__Job__:
Copy out each line that includes the word "document".

═══

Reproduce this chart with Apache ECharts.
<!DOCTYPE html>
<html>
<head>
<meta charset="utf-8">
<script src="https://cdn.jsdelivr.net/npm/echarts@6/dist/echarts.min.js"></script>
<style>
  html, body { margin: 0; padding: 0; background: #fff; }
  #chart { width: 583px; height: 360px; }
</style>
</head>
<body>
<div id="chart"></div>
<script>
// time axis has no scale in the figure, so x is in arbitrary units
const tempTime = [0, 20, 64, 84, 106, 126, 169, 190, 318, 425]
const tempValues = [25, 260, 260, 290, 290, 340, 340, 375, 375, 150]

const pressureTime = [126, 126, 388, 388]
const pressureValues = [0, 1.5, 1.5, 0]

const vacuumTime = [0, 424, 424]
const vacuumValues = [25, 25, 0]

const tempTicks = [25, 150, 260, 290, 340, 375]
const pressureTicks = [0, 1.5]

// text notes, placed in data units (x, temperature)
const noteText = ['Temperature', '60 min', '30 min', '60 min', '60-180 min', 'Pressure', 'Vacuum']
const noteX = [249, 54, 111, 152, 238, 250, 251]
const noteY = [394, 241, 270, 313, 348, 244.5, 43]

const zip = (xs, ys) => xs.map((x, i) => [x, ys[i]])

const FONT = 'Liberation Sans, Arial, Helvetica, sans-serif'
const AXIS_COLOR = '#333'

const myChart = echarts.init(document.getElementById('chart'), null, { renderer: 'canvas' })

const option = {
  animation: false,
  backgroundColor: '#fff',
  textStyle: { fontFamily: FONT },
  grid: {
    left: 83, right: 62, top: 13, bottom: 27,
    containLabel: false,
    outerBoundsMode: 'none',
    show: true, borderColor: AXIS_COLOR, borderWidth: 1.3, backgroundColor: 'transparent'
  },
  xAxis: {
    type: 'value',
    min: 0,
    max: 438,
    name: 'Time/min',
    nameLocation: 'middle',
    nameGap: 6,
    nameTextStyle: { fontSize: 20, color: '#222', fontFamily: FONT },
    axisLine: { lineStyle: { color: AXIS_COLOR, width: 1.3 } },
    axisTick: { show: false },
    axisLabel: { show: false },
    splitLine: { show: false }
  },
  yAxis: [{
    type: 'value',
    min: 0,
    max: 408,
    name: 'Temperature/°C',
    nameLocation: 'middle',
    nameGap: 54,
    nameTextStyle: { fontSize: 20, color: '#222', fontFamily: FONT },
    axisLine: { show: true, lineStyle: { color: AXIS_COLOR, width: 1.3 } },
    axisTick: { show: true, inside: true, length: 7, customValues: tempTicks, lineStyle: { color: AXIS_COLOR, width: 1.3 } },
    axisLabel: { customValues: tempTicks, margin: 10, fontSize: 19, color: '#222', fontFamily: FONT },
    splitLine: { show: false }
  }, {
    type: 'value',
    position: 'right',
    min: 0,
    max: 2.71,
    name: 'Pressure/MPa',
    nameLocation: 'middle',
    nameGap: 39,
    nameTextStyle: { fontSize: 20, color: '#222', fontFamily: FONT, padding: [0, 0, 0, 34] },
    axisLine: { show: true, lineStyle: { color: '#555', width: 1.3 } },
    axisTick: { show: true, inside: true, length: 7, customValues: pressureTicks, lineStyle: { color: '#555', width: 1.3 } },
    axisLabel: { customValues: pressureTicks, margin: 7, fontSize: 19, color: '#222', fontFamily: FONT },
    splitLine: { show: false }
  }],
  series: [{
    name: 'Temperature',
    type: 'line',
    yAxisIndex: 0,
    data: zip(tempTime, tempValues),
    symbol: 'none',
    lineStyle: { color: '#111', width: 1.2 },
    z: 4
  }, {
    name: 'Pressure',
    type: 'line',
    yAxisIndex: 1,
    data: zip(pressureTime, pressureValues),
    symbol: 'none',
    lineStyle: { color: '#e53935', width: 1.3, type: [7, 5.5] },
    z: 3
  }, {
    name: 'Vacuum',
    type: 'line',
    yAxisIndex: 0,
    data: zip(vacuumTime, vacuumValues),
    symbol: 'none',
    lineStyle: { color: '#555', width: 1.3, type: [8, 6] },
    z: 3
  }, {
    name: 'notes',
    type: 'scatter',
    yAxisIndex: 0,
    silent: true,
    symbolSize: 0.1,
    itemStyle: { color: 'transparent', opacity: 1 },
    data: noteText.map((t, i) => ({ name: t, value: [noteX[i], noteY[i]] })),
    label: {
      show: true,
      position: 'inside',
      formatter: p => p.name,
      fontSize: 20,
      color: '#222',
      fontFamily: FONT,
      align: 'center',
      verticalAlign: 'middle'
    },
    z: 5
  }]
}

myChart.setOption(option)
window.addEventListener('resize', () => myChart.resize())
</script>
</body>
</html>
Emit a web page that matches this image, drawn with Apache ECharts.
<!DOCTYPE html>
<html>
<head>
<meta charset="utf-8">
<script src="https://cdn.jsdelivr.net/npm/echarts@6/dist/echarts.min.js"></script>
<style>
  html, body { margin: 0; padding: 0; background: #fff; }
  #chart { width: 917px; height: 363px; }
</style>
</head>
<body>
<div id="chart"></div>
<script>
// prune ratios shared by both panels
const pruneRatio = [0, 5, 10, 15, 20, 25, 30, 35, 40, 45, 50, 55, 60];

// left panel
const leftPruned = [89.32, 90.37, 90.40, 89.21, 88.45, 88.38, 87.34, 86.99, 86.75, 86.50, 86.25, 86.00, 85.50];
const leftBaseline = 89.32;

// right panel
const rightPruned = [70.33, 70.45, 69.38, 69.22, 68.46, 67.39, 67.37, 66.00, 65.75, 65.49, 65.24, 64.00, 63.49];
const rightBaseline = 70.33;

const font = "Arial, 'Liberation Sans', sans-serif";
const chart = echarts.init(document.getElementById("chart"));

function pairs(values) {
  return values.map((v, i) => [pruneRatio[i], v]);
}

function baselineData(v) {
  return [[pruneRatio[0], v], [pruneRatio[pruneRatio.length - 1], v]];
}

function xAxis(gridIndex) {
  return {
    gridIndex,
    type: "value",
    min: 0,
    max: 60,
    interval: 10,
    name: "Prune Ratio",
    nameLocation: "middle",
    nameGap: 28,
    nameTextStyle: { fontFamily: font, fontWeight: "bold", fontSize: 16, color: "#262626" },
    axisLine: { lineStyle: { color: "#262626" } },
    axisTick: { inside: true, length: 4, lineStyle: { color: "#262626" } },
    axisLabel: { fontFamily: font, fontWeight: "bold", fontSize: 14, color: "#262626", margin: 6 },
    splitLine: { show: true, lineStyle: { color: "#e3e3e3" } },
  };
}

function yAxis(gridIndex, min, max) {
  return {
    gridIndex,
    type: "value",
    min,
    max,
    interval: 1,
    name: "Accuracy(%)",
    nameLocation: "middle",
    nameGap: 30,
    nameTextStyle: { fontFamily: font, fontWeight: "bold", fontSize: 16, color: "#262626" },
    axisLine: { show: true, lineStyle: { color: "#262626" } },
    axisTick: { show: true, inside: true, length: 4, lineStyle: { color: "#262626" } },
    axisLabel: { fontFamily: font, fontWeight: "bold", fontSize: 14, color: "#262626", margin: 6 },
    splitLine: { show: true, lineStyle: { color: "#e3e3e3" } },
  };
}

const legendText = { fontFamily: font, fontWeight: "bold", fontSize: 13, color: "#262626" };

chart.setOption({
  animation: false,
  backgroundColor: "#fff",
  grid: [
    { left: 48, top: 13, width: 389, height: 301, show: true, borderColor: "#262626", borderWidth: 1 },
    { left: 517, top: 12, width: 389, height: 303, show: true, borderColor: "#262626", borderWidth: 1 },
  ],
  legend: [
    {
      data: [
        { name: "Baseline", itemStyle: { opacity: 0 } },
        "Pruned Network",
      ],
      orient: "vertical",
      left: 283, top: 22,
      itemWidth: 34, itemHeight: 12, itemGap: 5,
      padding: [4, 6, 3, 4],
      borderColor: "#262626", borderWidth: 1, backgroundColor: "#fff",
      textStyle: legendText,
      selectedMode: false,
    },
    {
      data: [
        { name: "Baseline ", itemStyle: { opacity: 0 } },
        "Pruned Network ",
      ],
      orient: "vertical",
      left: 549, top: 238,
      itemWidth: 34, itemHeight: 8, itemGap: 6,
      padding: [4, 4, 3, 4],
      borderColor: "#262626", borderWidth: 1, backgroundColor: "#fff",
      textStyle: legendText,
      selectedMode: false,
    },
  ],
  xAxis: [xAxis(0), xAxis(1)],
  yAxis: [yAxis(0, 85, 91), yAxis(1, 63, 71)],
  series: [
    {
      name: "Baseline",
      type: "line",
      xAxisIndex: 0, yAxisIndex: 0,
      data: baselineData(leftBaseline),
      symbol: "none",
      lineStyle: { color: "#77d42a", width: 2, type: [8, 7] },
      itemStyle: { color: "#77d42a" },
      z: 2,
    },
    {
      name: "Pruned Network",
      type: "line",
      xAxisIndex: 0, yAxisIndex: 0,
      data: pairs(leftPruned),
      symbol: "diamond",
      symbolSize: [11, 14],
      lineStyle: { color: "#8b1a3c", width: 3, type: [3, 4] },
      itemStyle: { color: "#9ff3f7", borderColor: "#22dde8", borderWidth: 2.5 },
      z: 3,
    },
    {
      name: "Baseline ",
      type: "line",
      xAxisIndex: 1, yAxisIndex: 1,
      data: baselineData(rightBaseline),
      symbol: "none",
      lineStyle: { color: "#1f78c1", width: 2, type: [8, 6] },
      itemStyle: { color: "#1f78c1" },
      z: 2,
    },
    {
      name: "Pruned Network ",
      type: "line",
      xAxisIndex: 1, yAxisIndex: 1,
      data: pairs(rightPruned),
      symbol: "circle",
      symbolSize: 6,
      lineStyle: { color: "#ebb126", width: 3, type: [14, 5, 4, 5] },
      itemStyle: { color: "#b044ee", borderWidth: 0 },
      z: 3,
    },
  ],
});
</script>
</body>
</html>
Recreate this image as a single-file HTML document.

═══

__Exercise response__:
const myChart = echarts.init(document.getElementById('chart'), null, { renderer: 'canvas' })
const chart = echarts.init(document.getElementById("chart"));
Recreate this image as a single-file HTML document.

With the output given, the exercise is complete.